Exactly retype the opening line of the entries and every line after it, ending with the line that contains "const tempPoints = [40, 200, 1100, 1100, 880, 832];". Skip all pictures.

───

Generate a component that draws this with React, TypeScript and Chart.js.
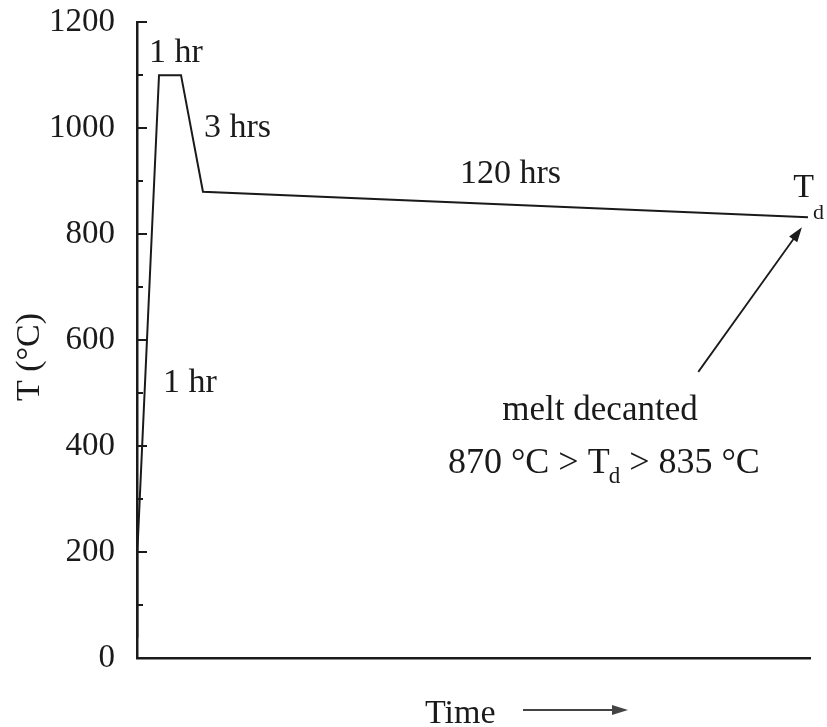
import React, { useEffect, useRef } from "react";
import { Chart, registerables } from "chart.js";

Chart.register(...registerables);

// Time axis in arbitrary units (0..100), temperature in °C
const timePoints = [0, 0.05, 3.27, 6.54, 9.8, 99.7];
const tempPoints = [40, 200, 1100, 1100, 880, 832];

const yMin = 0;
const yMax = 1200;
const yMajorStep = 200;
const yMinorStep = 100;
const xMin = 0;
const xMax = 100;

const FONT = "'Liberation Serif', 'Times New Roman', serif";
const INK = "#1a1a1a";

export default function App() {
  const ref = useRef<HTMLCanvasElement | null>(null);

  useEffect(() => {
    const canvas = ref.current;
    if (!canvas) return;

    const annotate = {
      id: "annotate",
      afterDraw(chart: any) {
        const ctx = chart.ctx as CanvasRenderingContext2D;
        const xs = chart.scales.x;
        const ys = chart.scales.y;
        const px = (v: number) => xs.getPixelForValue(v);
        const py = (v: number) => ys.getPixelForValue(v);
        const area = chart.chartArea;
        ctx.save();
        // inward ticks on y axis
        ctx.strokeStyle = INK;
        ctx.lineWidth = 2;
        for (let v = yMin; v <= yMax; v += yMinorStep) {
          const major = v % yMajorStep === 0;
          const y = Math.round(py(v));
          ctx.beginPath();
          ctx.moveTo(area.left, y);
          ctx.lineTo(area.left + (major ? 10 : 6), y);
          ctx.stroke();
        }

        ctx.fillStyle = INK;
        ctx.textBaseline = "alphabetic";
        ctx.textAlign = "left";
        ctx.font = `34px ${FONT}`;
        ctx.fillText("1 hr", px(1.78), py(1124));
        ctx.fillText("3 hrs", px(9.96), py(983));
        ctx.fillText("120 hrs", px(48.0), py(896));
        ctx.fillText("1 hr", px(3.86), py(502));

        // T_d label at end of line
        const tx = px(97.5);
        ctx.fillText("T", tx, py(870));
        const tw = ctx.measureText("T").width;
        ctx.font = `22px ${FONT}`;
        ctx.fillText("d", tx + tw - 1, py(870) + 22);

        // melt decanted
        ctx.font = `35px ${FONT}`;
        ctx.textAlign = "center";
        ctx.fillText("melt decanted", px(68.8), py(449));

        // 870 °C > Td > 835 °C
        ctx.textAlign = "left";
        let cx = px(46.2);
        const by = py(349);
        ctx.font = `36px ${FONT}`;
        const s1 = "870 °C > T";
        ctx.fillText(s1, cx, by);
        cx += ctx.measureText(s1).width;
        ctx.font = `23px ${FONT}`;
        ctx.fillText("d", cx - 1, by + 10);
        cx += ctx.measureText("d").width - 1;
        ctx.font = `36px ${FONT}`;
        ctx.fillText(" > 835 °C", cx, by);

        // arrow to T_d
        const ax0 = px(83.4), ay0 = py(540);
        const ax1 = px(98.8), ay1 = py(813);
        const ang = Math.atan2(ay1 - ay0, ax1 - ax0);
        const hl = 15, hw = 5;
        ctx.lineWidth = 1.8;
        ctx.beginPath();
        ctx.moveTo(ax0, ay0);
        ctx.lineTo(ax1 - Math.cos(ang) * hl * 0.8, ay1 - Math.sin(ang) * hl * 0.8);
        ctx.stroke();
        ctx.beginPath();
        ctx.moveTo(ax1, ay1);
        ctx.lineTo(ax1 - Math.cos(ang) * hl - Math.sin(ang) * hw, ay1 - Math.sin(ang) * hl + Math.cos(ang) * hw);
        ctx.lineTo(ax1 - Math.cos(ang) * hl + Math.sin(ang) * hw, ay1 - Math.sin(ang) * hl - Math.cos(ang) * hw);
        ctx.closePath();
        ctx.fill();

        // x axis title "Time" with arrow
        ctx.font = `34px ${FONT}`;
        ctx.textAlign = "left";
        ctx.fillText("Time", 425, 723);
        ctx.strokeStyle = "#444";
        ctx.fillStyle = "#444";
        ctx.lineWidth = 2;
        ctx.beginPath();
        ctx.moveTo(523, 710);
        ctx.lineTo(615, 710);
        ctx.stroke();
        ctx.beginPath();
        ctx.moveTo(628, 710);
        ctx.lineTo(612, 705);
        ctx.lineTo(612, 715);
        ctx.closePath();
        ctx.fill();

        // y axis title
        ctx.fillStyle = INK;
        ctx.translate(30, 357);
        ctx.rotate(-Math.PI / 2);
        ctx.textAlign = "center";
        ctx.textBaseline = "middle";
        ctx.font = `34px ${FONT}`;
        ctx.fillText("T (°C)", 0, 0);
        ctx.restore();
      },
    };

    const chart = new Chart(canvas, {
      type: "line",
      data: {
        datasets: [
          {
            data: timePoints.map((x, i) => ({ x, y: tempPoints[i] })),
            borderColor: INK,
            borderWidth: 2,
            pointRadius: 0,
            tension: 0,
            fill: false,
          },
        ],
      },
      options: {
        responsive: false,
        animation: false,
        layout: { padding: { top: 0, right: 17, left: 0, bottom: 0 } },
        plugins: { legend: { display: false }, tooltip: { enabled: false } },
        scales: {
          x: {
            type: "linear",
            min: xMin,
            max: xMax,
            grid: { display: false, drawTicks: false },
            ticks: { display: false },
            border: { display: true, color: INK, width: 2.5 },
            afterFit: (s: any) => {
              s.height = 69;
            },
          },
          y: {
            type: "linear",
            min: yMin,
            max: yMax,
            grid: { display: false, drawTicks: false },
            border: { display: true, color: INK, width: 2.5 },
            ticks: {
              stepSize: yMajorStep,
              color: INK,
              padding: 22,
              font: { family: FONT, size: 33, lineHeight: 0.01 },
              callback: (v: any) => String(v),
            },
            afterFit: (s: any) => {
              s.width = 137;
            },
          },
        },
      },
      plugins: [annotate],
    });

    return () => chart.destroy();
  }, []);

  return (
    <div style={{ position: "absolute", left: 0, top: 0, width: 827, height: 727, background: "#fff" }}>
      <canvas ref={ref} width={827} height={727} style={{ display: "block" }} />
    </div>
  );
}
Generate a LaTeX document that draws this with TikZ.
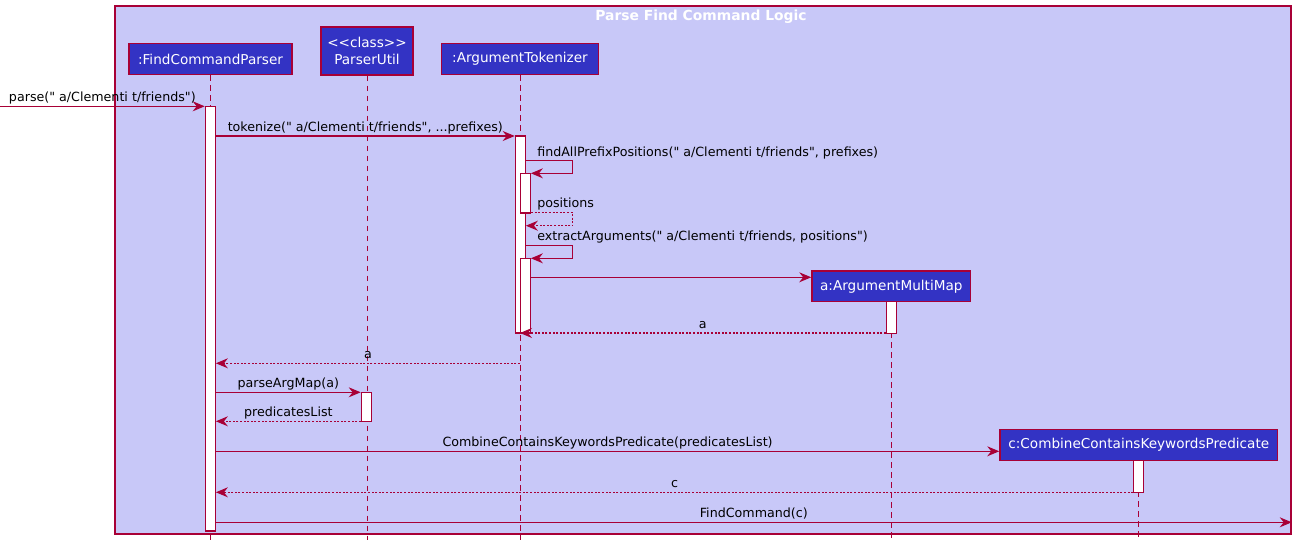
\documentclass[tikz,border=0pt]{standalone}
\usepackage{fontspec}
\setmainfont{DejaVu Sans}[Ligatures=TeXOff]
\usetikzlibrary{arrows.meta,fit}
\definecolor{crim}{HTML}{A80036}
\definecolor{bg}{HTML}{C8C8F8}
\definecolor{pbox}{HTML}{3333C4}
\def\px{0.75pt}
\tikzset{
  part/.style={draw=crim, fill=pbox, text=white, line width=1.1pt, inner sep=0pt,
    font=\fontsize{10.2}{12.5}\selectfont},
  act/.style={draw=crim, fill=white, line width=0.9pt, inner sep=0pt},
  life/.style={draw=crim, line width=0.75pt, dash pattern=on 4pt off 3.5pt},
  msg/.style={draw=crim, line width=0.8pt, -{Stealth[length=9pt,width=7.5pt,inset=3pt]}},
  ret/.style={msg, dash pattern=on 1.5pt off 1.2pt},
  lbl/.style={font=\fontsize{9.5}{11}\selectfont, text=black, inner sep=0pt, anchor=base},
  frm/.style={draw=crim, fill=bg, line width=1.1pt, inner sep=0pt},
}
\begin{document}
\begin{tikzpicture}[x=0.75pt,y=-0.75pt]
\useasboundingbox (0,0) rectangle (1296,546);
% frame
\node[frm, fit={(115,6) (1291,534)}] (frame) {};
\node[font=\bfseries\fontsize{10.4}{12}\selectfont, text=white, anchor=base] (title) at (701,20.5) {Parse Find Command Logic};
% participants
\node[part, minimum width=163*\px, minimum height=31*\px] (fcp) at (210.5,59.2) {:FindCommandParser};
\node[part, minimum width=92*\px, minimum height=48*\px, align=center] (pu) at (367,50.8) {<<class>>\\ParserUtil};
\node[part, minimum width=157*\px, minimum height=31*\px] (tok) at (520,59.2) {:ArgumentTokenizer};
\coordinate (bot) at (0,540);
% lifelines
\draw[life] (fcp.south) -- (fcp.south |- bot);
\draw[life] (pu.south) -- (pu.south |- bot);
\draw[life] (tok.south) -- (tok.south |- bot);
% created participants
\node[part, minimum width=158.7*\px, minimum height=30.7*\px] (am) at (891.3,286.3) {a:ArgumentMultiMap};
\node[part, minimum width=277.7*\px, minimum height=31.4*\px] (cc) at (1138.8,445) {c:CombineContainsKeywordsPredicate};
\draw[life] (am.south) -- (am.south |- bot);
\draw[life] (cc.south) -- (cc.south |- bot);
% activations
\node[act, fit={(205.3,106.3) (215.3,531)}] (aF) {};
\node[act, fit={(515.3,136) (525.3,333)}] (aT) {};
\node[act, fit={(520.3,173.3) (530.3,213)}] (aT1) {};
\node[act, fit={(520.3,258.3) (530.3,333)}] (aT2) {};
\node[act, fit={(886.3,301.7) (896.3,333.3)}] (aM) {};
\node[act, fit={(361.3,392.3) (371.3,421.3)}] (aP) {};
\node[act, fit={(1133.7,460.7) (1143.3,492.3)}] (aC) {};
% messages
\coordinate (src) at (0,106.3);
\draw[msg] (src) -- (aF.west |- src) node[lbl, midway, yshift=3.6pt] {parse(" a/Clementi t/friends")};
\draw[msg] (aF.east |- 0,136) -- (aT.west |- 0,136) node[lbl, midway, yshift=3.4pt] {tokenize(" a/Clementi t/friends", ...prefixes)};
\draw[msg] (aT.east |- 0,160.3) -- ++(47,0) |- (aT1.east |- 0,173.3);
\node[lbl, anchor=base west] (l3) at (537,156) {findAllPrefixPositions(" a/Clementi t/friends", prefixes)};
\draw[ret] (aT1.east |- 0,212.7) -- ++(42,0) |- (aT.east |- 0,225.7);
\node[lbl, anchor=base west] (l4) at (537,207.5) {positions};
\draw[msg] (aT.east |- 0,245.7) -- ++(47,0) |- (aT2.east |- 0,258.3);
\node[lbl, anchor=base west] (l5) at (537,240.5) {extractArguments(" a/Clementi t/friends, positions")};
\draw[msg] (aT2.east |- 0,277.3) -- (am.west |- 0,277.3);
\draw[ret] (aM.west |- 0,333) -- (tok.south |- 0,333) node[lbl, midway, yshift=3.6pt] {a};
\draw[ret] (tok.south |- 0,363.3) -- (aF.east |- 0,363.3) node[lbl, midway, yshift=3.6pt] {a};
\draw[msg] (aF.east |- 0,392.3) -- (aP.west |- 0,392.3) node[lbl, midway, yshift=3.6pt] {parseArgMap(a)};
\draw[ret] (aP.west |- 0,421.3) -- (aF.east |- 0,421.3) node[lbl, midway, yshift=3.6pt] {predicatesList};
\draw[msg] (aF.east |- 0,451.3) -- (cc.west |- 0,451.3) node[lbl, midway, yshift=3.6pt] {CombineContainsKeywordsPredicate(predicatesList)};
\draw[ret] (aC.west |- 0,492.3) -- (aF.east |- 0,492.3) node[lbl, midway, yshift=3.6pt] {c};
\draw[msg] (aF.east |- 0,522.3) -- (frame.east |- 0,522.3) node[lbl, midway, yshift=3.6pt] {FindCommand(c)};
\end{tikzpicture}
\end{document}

───

## SOLUTION
Generate a component that draws this with React, TypeScript and Chart.js.
import React, { useEffect, useRef } from "react";
import { Chart, registerables } from "chart.js";

Chart.register(...registerables);

// Time axis in arbitrary units (0..100), temperature in °C
const timePoints = [0, 0.05, 3.27, 6.54, 9.8, 99.7];
const tempPoints = [40, 200, 1100, 1100, 880, 832];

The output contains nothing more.